Financial opening accelerated

Foreign shareholding limitations are being scrapped in securities, asset management and futures firms by next year, a year ahead of schedule, according to the Financial Stability and Development Commission.

Only those who haven’t been paying enough attention, or who don’t subscribe to insightful newsletters, should be surprised by the announcement of 11 reform measures pledging to allow foreign capital access to more sectors including bond markets, insurance, asset management and pension funds. 

Other agencies followed up over the weekend. The China Securities Regulatory Commission said it is working quickly to roll out auxiliary measures to “fully implement the new policies”, according to Global Times.The China Banking and Insurance Regulatory Commission said it will fast track revision work concerning asset management firms to implement the new measures. 

Analysts said the moves show China’s commitment to globalization and opening-up to foreign companies in the financial sector. But they also pointed out that regulatory reforms will be needed to make sure “guests come in” after the “door is opened up”.  They also called for more regulatory oversight with the potential increase in foreign participation in the financial services sector.

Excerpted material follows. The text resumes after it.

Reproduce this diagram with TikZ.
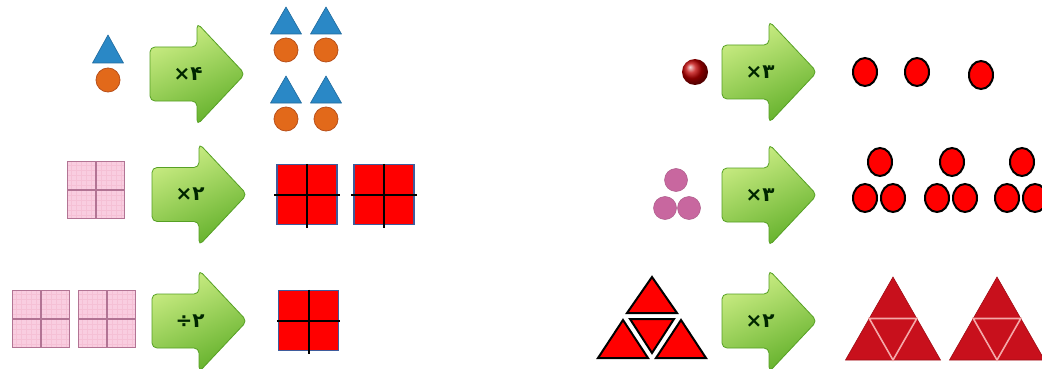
\documentclass[tikz,border=0pt]{standalone}
\usepackage{fontspec}
\newfontfamily\fafont{DejaVu Sans}
\usetikzlibrary{shapes.geometric}
\definecolor{arrowlight}{HTML}{CDEE86}
\definecolor{arrowdark}{HTML}{62B02A}
\definecolor{arrowedge}{HTML}{56A024}
\definecolor{tribl}{HTML}{2A88C6}
\definecolor{triedge}{HTML}{1F6A9E}
\definecolor{dotor}{HTML}{E2691A}
\definecolor{dotoredge}{HTML}{B8501A}
\definecolor{sqred}{HTML}{FF0000}
\definecolor{sqblue}{HTML}{3F5C9C}
\definecolor{pinkfill}{HTML}{F9CDE0}
\definecolor{pinkgrid}{HTML}{F5C0D5}
\definecolor{pinkline}{HTML}{B27494}
\definecolor{pinkdot}{HTML}{C8679F}
\definecolor{tridark}{HTML}{C8101C}
\definecolor{trilines}{HTML}{F4A8A8}
\tikzset{
	oplabel/.style={
			inner sep=0pt,
			text=black!85!green,
			font=\fafont\bfseries\fontsize{20}{20}\selectfont
		},
	pics/oparrow/.style={
			code={
					\path[rounded corners=5pt, draw=arrowedge, line width=0.8pt,
						top color=arrowlight, bottom color=arrowdark, shading angle=25]
					(0,-27) -- (47,-27) -- (47,-51) -- (95,0) -- (47,51) -- (47,27)
					-- (0,27) -- cycle;
					\node[oplabel] (-lbl) at (38,0) {#1};
				}
		},
	redsq/.style={
			rectangle,
			fill=sqred,
			draw=sqblue,
			line width=1.5pt,
			minimum size=60pt,
			inner sep=0pt
		},
	pinksq/.style={
			rectangle,
			fill=pinkfill,
			draw=pinkline,
			line width=0.8pt,
			minimum size=57pt,
			inner sep=0pt,
			path picture={
					\draw[pinkgrid, line width=0.3pt]
					(path picture bounding box.south west) grid[step=5pt]
					(path picture bounding box.north east);
				}
		},
	crossline/.style={black, line width=2pt},
	pinkcross/.style={pinkline, line width=1.2pt},
	bluetri/.style={fill=tribl, draw=triedge, line width=0.6pt, line join=round},
	orangedot/.style={circle, fill=dotor, draw=dotoredge, line width=0.8pt,
			minimum size=24pt, inner sep=0pt},
	pinkball/.style={circle, fill=pinkdot, draw=pinkdot!85!black, line width=0.5pt,
			minimum size=23pt, inner sep=0pt},
	redoval/.style={ellipse, fill=sqred, draw=black, line width=2pt,
			minimum width=24pt, minimum height=28pt, inner sep=0pt},
	smalltri/.style={fill=sqred, draw=black, line width=2pt, line join=miter},
	bigtri/.style={fill=tridark, draw=tridark!80!black, line width=0.6pt}
}

\begin{document}
\begin{tikzpicture}[x=1pt, y=-1pt]

	\useasboundingbox[fill=white] (0,0) rectangle (1042,369);

	% first row, left
	\draw[bluetri] (108,35) -- (123.5,63) -- (92.5,63) -- cycle;
	\node[orangedot] (o0) at (108,80) {};
	\pic (a1) at (150,74) {oparrow={×۴}};
	\foreach \cx in {286,326} {
			\foreach \cy in {7,76} {
					\draw[bluetri] (\cx,\cy) -- ++(15.5,27) -- ++(-31,0) -- cycle;
					\node[orangedot] at (\cx,\cy+43) {};
				}
		}

	% second row, left
	\node[pinksq] (p1) at (96,190) {};
	\draw[pinkcross] (p1.north) -- (p1.south);
	\draw[pinkcross] (p1.west) -- (p1.east);
	\pic (a2) at (152,194.5) {oparrow={×۲}};
	\foreach \nm/\cx in {r1/307, r2/384} {
			\node[redsq] (\nm) at (\cx,194.5) {};
			\draw[crossline] (\nm.north) -- ([yshift=-3pt]\nm.south);
			\draw[crossline] ([xshift=-2pt]\nm.west) -- ([xshift=2pt]\nm.east);
		}

	% third row, left
	\foreach \nm/\cx in {p2/41, p3/107} {
			\node[pinksq] (\nm) at (\cx,319) {};
			\draw[pinkcross] (\nm.north) -- (\nm.south);
			\draw[pinkcross] (\nm.west) -- (\nm.east);
		}
	\pic (a3) at (152,321) {oparrow={÷۲}};
	\node[redsq] (r3) at (308.5,320.5) {};
	\draw[crossline] (r3.north) -- ([yshift=-3pt]r3.south);
	\draw[crossline] ([xshift=-1pt]r3.west) -- ([xshift=1pt]r3.east);

	% first row, right
	\shade[ball color=red!75!black] (695,72) circle[radius=13];
	\pic (a4) at (722,72) {oparrow={×۳}};
	\node[redoval] (e1) at (865,72) {};
	\node[redoval] (e2) at (917,72) {};
	\node[redoval] (e3) at (981,75) {};

	% second row, right
	\node[pinkball] (b1) at (676,180) {};
	\node[pinkball] (b2) at (665,208) {};
	\node[pinkball] (b3) at (689,208) {};
	\pic (a5) at (722,195) {oparrow={×۳}};
	\foreach \gx in {0,72,142} {
			\node[redoval] at (880+\gx,162) {};
			\node[redoval] at (865+\gx,198) {};
			\node[redoval] at (893+\gx,198) {};
		}

	% third row, right
	\draw[smalltri] (652,277) -- (677,313) -- (627,313) -- cycle;
	\draw[smalltri] (623,320) -- (648,358) -- (598,358) -- cycle;
	\draw[smalltri] (681,320) -- (706,358) -- (656,358) -- cycle;
	\draw[smalltri] (630,319) -- (674,319) -- (652,353) -- cycle;
	\pic (a6) at (722,321) {oparrow={×۲}};
	\foreach \tx in {893,997} {
			\draw[bigtri] (\tx,277) -- (\tx+47.5,360) -- (\tx-47.5,360) -- cycle;
			\draw[trilines, line width=1.6pt]
			(\tx-23.75,318.5) -- (\tx+23.75,318.5) -- (\tx,360) -- cycle;
		}

\end{tikzpicture}
\end{document}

Both viewpoints are valid. In our view, just because reforms are inevitable doesn’t mean their implementation will be smooth. But it is important to understand what is driving this change. It is partly the US-China trade war. It is mostly China’s longer-term agenda for lifting its people out of poverty and creating a middle-income country that can stand proudly in the global community and be a responsible member of it.

Having said that, investors need to be aware that a new, big window of opportunity is coming, and it’s coming fast, but they also need to be looking before they leap. Now is the time to start doing some more serious homework about how to take advantage of the opportunities that await. And the Greater Bay Area, China’s richest, most diverse, most privately owned, is the best place to start.